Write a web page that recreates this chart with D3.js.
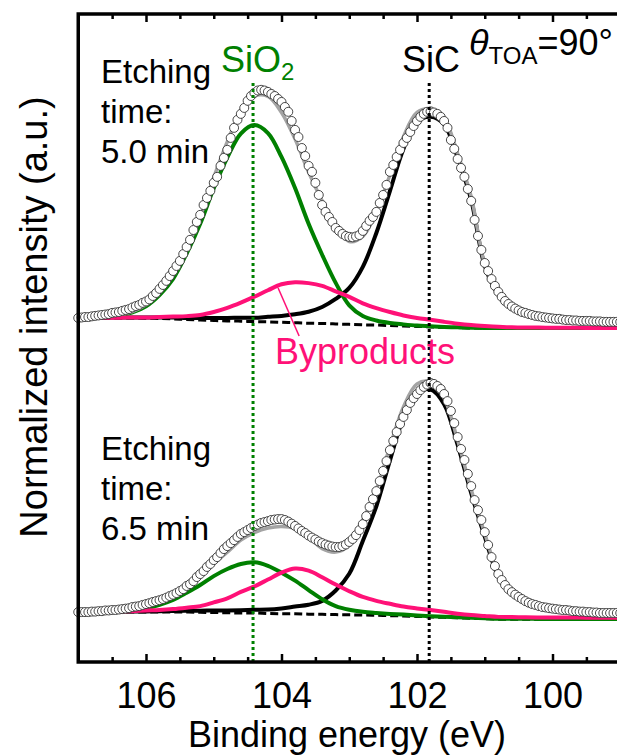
<!DOCTYPE html>
<html>
<head>
<meta charset="utf-8">
<script src="https://cdn.jsdelivr.net/npm/d3@7"></script>
<style>
  body { margin: 0; background: #fff; }
  svg { display: block; }
</style>
</head>
<body>
<svg id="chart" width="617" height="756"></svg>
<script>
// measured spectra, binding energy in eV, step 0.05
const beData = [
  107,106.95,106.9,106.85,106.8,106.75,106.7,106.65,106.6,106.55,
  106.5,106.45,106.4,106.35,106.3,106.25,106.2,106.15,106.1,106.05,
  106,105.95,105.9,105.85,105.8,105.75,105.7,105.65,105.6,105.55,
  105.5,105.45,105.4,105.35,105.3,105.25,105.2,105.15,105.1,105.05,
  105,104.95,104.9,104.85,104.8,104.75,104.7,104.65,104.6,104.55,
  104.5,104.45,104.4,104.35,104.3,104.25,104.2,104.15,104.1,104.05,
  104,103.95,103.9,103.85,103.8,103.75,103.7,103.65,103.6,103.55,
  103.5,103.45,103.4,103.35,103.3,103.25,103.2,103.15,103.1,103.05,
  103,102.95,102.9,102.85,102.8,102.75,102.7,102.65,102.6,102.55,
  102.5,102.45,102.4,102.35,102.3,102.25,102.2,102.15,102.1,102.05,
  102,101.95,101.9,101.85,101.8,101.75,101.7,101.65,101.6,101.55,
  101.5,101.45,101.4,101.35,101.3,101.25,101.2,101.15,101.1,101.05,
  101,100.95,100.9,100.85,100.8,100.75,100.7,100.65,100.6,100.55,
  100.5,100.45,100.4,100.35,100.3,100.25,100.2,100.15,100.1,100.05,
  100,99.95,99.9,99.85,99.8,99.75,99.7,99.65,99.6,99.55,
  99.5,99.45,99.4,99.35,99.3,99.25,99.2,99.15,99.1,99.05,
  99
];
// normalized intensity (%), etching 5.0 min
const data50 = [
  0,0.2,0.4,0.4,0.7,0.9,1.1,1.3,1.5,1.7,
  2.2,2.4,2.6,3.1,3.5,3.9,4.6,5.2,5.7,6.6,
  7.2,8.1,9.6,10.9,12.7,14.4,16.2,18.3,20.5,22.7,
  24.9,27.9,31.0,34.1,38.4,41.9,45.0,49.3,52.4,55.5,
  59.0,61.6,66.4,69.9,73.4,78.6,83.0,86.5,89.1,91.7,
  94.8,96.9,98.3,99.3,99.6,99.3,98.7,97.8,96.9,95.6,
  94.3,92.1,90.0,86.0,82.1,79.0,74.2,70.7,66.4,63.8,
  59.0,53.7,49.3,46.3,44.1,41.9,39.3,38.0,36.7,35.8,
  35.4,35.2,35.6,36.2,38.0,40.2,42.4,44.1,46.3,50.2,
  53.7,58.1,63.8,66.8,70.3,73.4,76.4,78.6,81.2,83.8,
  86.0,87.8,89.1,90.0,90.2,89.7,89.1,87.8,86.0,83.0,
  77.7,73.8,69.4,65.5,61.6,56.3,51.1,42.8,35.8,29.7,
  24.0,20.5,17.0,14.0,11.4,9.2,7.4,6.1,5.0,4.1,
  3.3,2.6,2.2,1.7,1.3,0.9,0.7,0.4,0.2,0,
  -0.2,-0.4,-0.4,-0.7,-0.9,-0.9,-1.1,-1.1,-1.3,-1.3,
  -1.3,-1.3,-1.5,-1.5,-1.5,-1.7,-1.7,-1.7,-1.7,-1.7,
  -1.7
];
// normalized intensity (%), etching 6.5 min
const data65 = [
  0,0,0,0,0.2,0.2,0.4,0.4,0.7,0.7,
  0.9,0.9,1.1,1.3,1.5,1.7,2.2,2.4,2.6,3.1,
  3.5,3.9,4.4,4.8,5.2,5.7,6.3,7.0,7.6,8.3,
  9.2,10.0,11.4,12.2,13.5,15.3,16.6,17.9,19.7,21.0,
  22.7,24.0,25.8,27.5,28.8,30.1,31.4,32.8,34.1,34.9,
  35.8,36.7,37.6,38.2,38.9,39.3,39.7,40.2,40.4,40.6,
  40.6,40.2,39.5,38.6,37.6,36.5,35.4,34.5,33.4,32.5,
  31.7,30.8,30.1,29.5,29.0,28.6,28.4,28.4,28.8,29.5,
  30.6,31.9,33.6,35.8,38.4,41.9,45.9,49.3,52.8,57.2,
  61.6,65.9,70.7,74.7,78.6,82.1,85.2,88.2,91.3,93.4,
  95.2,96.9,98.3,99.3,100.0,99.6,98.7,97.4,95.2,92.1,
  87.8,82.5,76.4,71.2,66.4,60.3,55.0,48.9,44.5,40.2,
  34.9,29.3,24.0,20.1,16.6,14.0,11.8,10.0,8.7,7.6,
  6.6,5.7,4.8,4.1,3.5,3.1,2.6,2.2,2.0,1.7,
  1.5,1.3,1.1,0.9,0.9,0.7,0.4,0.4,0.2,0.2,
  0,0,-0.2,-0.2,-0.4,-0.4,-0.4,-0.4,-0.4,-0.4,
  -0.4
];

// peak fit components, step 0.2 eV
const beFit = [107,106.8,106.6,106.4,106.2,106,105.8,105.6,105.4,105.2,105,104.8,104.6,104.4,104.2,104,
  103.8,103.6,103.4,103.2,103,102.8,102.6,102.4,102.2,102,101.8,101.6,101.4,101.2,101,100.8,100.6,100.4,
  100.2,100,99.8,99.6,99.4,99.2,99];

const bg50 = [0,0,0,0,0,-0.1,-0.2,-0.4,-0.7,-0.9,-1.1,-1.3,-1.4,-1.6,-1.7,-1.9,-2.1,-2.3,-2.4,-2.6,-2.8,
  -3.0,-3.1,-3.3,-3.5,-3.7,-3.9,-4.1,-4.2,-4.4,-4.4,-4.4,-4.4,-4.4,-4.4,-4.4,-4.4,-4.4,-4.4,-4.4,-4.4];
const sio2Fit50 = [0.0,0.2,0.4,1.1,2.4,5.2,10.2,17.5,28.8,42.0,57.7,71.3,81.9,85.8,82.4,72.2,58.8,43.4,30.0,
  17.9,8.3,3.9,2.0,1.1,0.7,0.4,0.3,0.2,0.1,0.1,0,0,0,0,0,0,0,0,0,0,0];
const sicFit50 = [0.0,0.1,0.1,0.2,0.2,0.3,0.4,0.6,0.7,0.9,1.1,1.3,1.5,1.7,2.2,2.8,3.7,5.0,7.2,10.9,15.9,
  25.3,40.2,58.7,77.3,89.3,91.7,88.6,74.2,55.9,27.1,14.6,8.5,5.9,4.6,3.7,3.1,2.8,2.6,2.4,2.3];
const bypFit50 = [0,0.0,0.1,0.1,0.2,0.3,0.6,1.0,1.5,2.2,3.7,5.7,8.1,10.9,13.8,16.6,17.7,17.5,16.4,14.2,12.0,
  9.4,7.4,5.9,4.6,3.7,3.1,2.4,1.7,1.3,0.9,0.6,0.3,0.2,0.2,0.1,0.1,0.1,0,0,0];

const bg65 = [0,0,0,0,0,0,0,0,0,-0.1,-0.2,-0.3,-0.4,-0.4,-0.6,-0.7,-0.7,-0.9,-1.0,-1.1,-1.2,-1.3,-1.4,
  -1.6,-1.7,-1.9,-2.1,-2.3,-2.5,-2.7,-2.9,-3.1,-3.1,-3.1,-3.1,-3.1,-3.1,-3.1,-3.1,-3.1,-3.1];
const sio2Fit65 = [0.0,0.1,0.2,0.4,0.8,1.7,3.2,5.3,8.4,11.9,15.9,19.1,21.4,22.1,20.8,17.9,14.4,10.5,6.6,
  3.7,2.2,1.4,1.0,0.8,0.6,0.4,0.3,0.3,0.2,0.2,0.2,0.2,0.2,0.2,0.1,0.1,0.1,0.1,0.1,0.1,0.1];
const sicFit65 = [0.0,0.1,0.1,0.2,0.2,0.3,0.4,0.5,0.6,0.7,0.9,1.0,1.2,1.4,1.7,2.3,3.1,4.1,5.9,10.5,17.9,
  32.3,47.6,67.7,86.5,97.6,99.3,93.0,75.5,54.6,35.8,18.8,10.9,7.0,4.9,3.9,3.3,2.6,2.2,2.0,2.0];
const bypFit65 = [0.1,0.1,0.2,0.3,0.4,0.7,0.9,1.3,1.9,2.7,4.4,6.3,9.2,11.6,14.8,17.9,19.7,19.0,16.2,13.1,
  10.3,7.9,6.3,5.2,4.1,3.5,3.0,2.4,1.8,1.4,1.2,1.0,0.9,0.8,0.7,0.7,0.7,0.7,0.6,0.6,0.6];

const etchTimes = ["5.0", "6.5"];
const offsets = [128.4, 0];          // vertical stacking of the two spectra
const peakLines = [104.42, 101.82];  // SiO2, SiC
const xMajor = [106, 104, 102, 100];
const xMinor = [106.5, 105.5, 105, 104.5, 103.5, 103, 102.5, 101.5, 101, 100.5, 99.5];

const FONT = '"Liberation Sans", Arial, Helvetica, sans-serif';
const GREEN = "#008000", PINK = "#ff1177", GRAY = "#a4a4a4";

const svg = d3.select("#chart").attr("font-family", FONT);
svg.append("rect").attr("width", 617).attr("height", 756).attr("fill", "#fff");

const x = d3.scaleLinear().domain([107, 99]).range([78.25, 620.25]);
const y = d3.scaleLinear().domain([-21.8, 261.1]).range([662, 14]);

const spectra = [
  {data: data50, bg: bg50, sio2: sio2Fit50, sic: sicFit50, byp: bypFit50, off: offsets[0]},
  {data: data65, bg: bg65, sio2: sio2Fit65, sic: sicFit65, byp: bypFit65, off: offsets[1]}
];

const plot = svg.append("g");

spectra.forEach(function(s) {
  const fitLine = d3.line()
    .x((d, i) => x(beFit[i]))
    .y(d => y(s.off + d))
    .curve(d3.curveCatmullRom.alpha(0.5));

  const withBg = comp => comp.map((v, i) => s.bg[i] + v);
  const envelope = s.bg.map((b, i) => b + s.sio2[i] + s.sic[i] + s.byp[i]);

  plot.append("path").attr("d", fitLine(s.bg))
    .attr("fill", "none").attr("stroke", "#000").attr("stroke-width", 3)
    .attr("stroke-dasharray", "8,4");
  plot.append("path").attr("d", fitLine(withBg(s.sic)))
    .attr("fill", "none").attr("stroke", "#000").attr("stroke-width", 4);
  plot.append("path").attr("d", fitLine(withBg(s.sio2)))
    .attr("fill", "none").attr("stroke", GREEN).attr("stroke-width", 4);
  plot.append("path").attr("d", fitLine(withBg(s.byp)))
    .attr("fill", "none").attr("stroke", PINK).attr("stroke-width", 4);
  plot.append("path").attr("d", fitLine(envelope))
    .attr("fill", "none").attr("stroke", GRAY).attr("stroke-width", 3.5);

  plot.append("g").selectAll("circle")
    .data(s.data).enter()
    .append("circle")
    .attr("cx", (d, i) => x(beData[i]))
    .attr("cy", d => y(s.off + d))
    .attr("r", 4.5)
    .attr("fill", "#fff")
    .attr("stroke", "#333")
    .attr("stroke-width", 0.9);
});

// reference positions of SiO2 and SiC
const lineTop = 83;
plot.selectAll(".peakline")
  .data(peakLines).enter()
  .append("line")
  .attr("x1", d => x(d)).attr("x2", d => x(d))
  .attr("y1", lineTop).attr("y2", y.range()[0])
  .attr("stroke", (d, i) => i === 0 ? GREEN : "#000")
  .attr("stroke-width", 3)
  .attr("stroke-dasharray", "3,3");

// leader from the byproducts label to its peak
svg.append("line")
  .attr("x1", x(104.05)).attr("y1", y(offsets[0] + 13.1))
  .attr("x2", x(103.74)).attr("y2", y(offsets[0] - 7.9))
  .attr("stroke", PINK).attr("stroke-width", 1.5);

// axes
function styleAxis(g) {
  g.select(".domain").remove();
  g.selectAll(".tick line").attr("stroke", "#000").attr("stroke-width", 2.5);
  g.selectAll(".tick text").attr("fill", "#000").attr("font-size", 36).attr("font-family", FONT);
}
svg.append("g").attr("transform", "translate(0,662)")
  .call(d3.axisBottom(x).tickValues(xMajor).tickSize(-8).tickPadding(20).tickFormat(d3.format("d")))
  .call(styleAxis);
svg.append("g").attr("transform", "translate(0,662)")
  .call(d3.axisBottom(x).tickValues(xMinor).tickSize(-5).tickFormat(""))
  .call(styleAxis);
svg.append("g").attr("transform", "translate(0,14)")
  .call(d3.axisTop(x).tickValues(xMajor).tickSize(-8).tickFormat(""))
  .call(styleAxis);
svg.append("g").attr("transform", "translate(0,14)")
  .call(d3.axisTop(x).tickValues(xMinor).tickSize(-5).tickFormat(""))
  .call(styleAxis);

svg.append("rect")
  .attr("x", x.range()[0]).attr("y", y.range()[1])
  .attr("width", x.range()[1] - x.range()[0])
  .attr("height", y.range()[0] - y.range()[1])
  .attr("fill", "none").attr("stroke", "#000").attr("stroke-width", 3.5);

// axis titles
svg.append("text")
  .attr("x", 347).attr("y", 747)
  .attr("text-anchor", "middle").attr("font-size", 36)
  .text("Binding energy (eV)");
svg.append("text")
  .attr("transform", "translate(47,317) rotate(-90)")
  .attr("text-anchor", "middle").attr("font-size", 38)
  .text("Normalized intensity (a.u.)");

// annotations
const etchY = [83, 460];
etchTimes.forEach(function(t, k) {
  const txt = svg.append("text").attr("font-size", 33).attr("fill", "#000");
  ["Etching", "time:", t + " min"].forEach(function(line, j) {
    txt.append("tspan").attr("x", 101).attr("y", etchY[k] + j * 40).text(line);
  });
});

const sio2Label = svg.append("text").attr("x", 221).attr("y", 72)
  .attr("font-size", 36).attr("fill", GREEN);
sio2Label.append("tspan").text("SiO");
sio2Label.append("tspan").attr("font-size", 24).attr("dy", 8).text("2");

svg.append("text").attr("x", 402).attr("y", 72)
  .attr("font-size", 36).attr("fill", "#000").text("SiC");

const theta = svg.append("text").attr("x", 469).attr("y", 55).attr("font-size", 36).attr("fill", "#000");
theta.append("tspan").attr("font-style", "italic").text("θ");
theta.append("tspan").attr("font-size", 24).attr("dy", 9).text("TOA");
theta.append("tspan").attr("dy", -9).text("=90°");

svg.append("text").attr("x", 275).attr("y", 364)
  .attr("font-size", 36).attr("fill", PINK).text("Byproducts");
</script>
</body>
</html>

*Task requirements:* Determine how many lines of the material include the string "chart". Output only that count.

*Written solution:* 3